Они приземлились в глухой заснеженной тайге. Открыли люк. Морозная свежесть обожгла щеки. Мертвая тишина царствовала в этих местах, и только глубокий снег хрустел под ногами. Вокруг корабля, словно суровая стража, застыли высокие сосны...

Маленькая рация передала в эфир сигнал. Его приняли, запеленговали. Оставалось ждать.

— О чем тебе говорил Сергей Павлович?

— Когда? — вяло спросил Беляев.

— Перед посадкой.

Павел не умел да и не хотел врать. Он сначала молчал, долго и трудно. Потом начал неторопливо:

— Он спросил: понимаю ли я, чем может обернуться этот эксперимент? Говорил, что психологически все это очень непросто. Эйфория, потеря контроля над собой, необдуманные подсознательные движения... Если случится такое — все насмарку. И эксперимент, и корабль, и экипаж. Он ничего не говорил напрямую, он как бы подводил к мысли о возможном провале.

Алексей чувствовал, как в рукава заползает холодок и течет за шиворот с заиндевевших веток. Захотелось распрямиться, потереть онемевшую спину, побежать в темноту, но только не думать об услышанном. «Я был заложником случая, — обожгла мысль. — Заложником». Ему вдруг стало не по себе. Сознание не хотело воспринимать услышанное. Слова Беляева отозвались болью, страхом, какой-то щемящей обидой. Зябкой судорогой он стряхнул вдруг сковавший его страх. Нет, не о жизни и смерти он думал тогда. Чувство безысходного отчаяния сдавило сердце...

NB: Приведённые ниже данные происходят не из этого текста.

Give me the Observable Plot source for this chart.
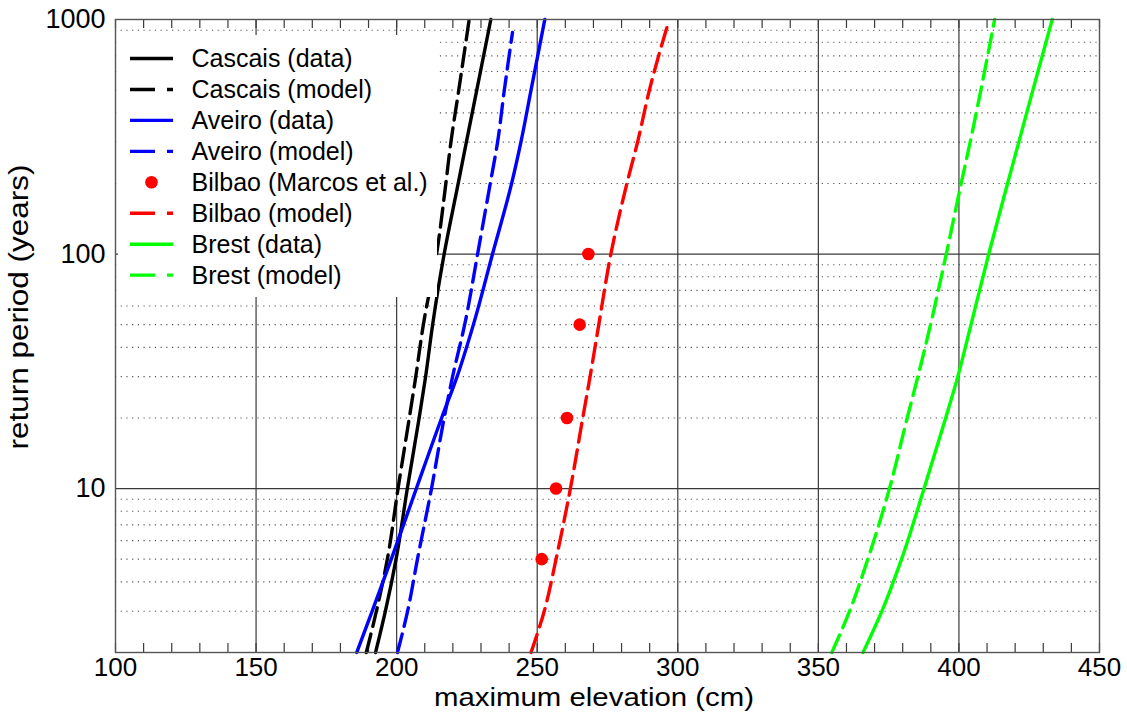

В марте 1965-го об этом не могло быть даже намека. Сообщение ТАСС отдавало восторженным благополучием. Приветствия и обращения ко всем и вся заканчивались словами: «Тем самым еще раз перед всем миром были продемонстрированы высокий уровень и отличные качества советской космической техники».

Такая вот история...

Многие наши соотечественники получили право в графе «профессия» писать — «летчик-космонавт». Многие из них покидали Землю не единожды. Разные позывные были у экипажей: «Кедр», «Сокол», «Гранит», «Аргон», «Урал», «Алмаз»... У каждого — свой. Но было и общее. В них жил дух приключений, тяга к новому, жажда необычной, но нужной работы, работы для настоящих мужчин. Опасной и рискованной. Не сказав этого, оставаясь во власти политической конъюнктуры и рационалистического сознания, не понять этой профессии.